Parmi les relations sur le Caucase dues à des travaux particuliers, celle de M. Frédéric Bodenstedt, quoique vieillie par le cours précipité des événemens qui se sont accomplis depuis l’apparition de la seconde édition (1854), mérite d’être signalée comme une excellente étude ethnographique sur les tribus montagnardes, comme un résumé suffisant, quoique très succinct, de leur héroïque résistance, et des doctrines religieuses du muridisme. Les opinions personnelles de M. Bodenstedt le rendent peu favorable à la Russie dans sa manière d’apprécier les faits, mais nous n’avons point ici à lui en demander compte, pas plus qu’à l’auteur des Lettres sur le Caucase et la Crimée, M. de Gilles, de la sympathie déclarée qu’il professe, et qui est toute naturelle de sa part, pour le pays où il a trouvé une patrie d’adoption.
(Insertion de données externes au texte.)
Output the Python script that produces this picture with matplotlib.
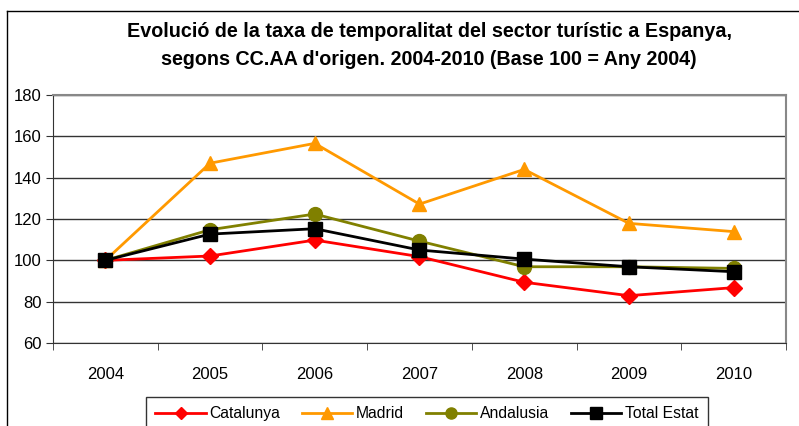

Nous n’avons au contraire qu’à nous féliciter de cette différence de vues, source d’une comparaison profitable à la vérité. Le livre de M. de Gilles a surtout le mérite d’être le dernier venu, et de fraîche date ; les données qu’il contient ont été recueillies à une époque antérieure de quelques mois seulement à l’expédition qui a mis fin aux destinées politiques de Schamyl. Parti de Saint-Pétersbourg à la fin de juillet 1858 pour aller rétablir sa santé aux eaux déjà renommées de Piatigorsk, à l’entrée nord de la route principale qui traverse le Caucase, M. de Gilles, attiré par les incomparables magnificences que la nature déploie dans ces régions alpestres et par les souvenirs historiques que ces lieux réveillent, continua sa route en longeant le versant septentrional du Caucase jusqu’aux environs de la Mer-Caspienne. Entré dans la Grande-Tchetchenia, et coupant la chaîne en diagonale jusqu’à’son milieu, où s’élève la forteresse de Vladikavkaz, et jusqu’au défilé de Dariel [Caucasiœ Pylœ), il atteignit Tiflis, devenue la capitale florissante de la Transcaucasie[1]. Quelques pas de plus vers le sud le conduisirent au couvent d’Edchmiadzïn, l’antique sanctuaire de la nation arménienne. De là, remontant vers le nord-ouest, par l’ancien pachalik d’Akhaltzikh, enlevé à la Turquie pendant la guerre

  1. La population de Tiflis est aujourd’hui de 38,375 habitans, d’après le calendrier méciatsoslov de l’académie impériale des sciences de Saint-Pétersbourg pour 1860.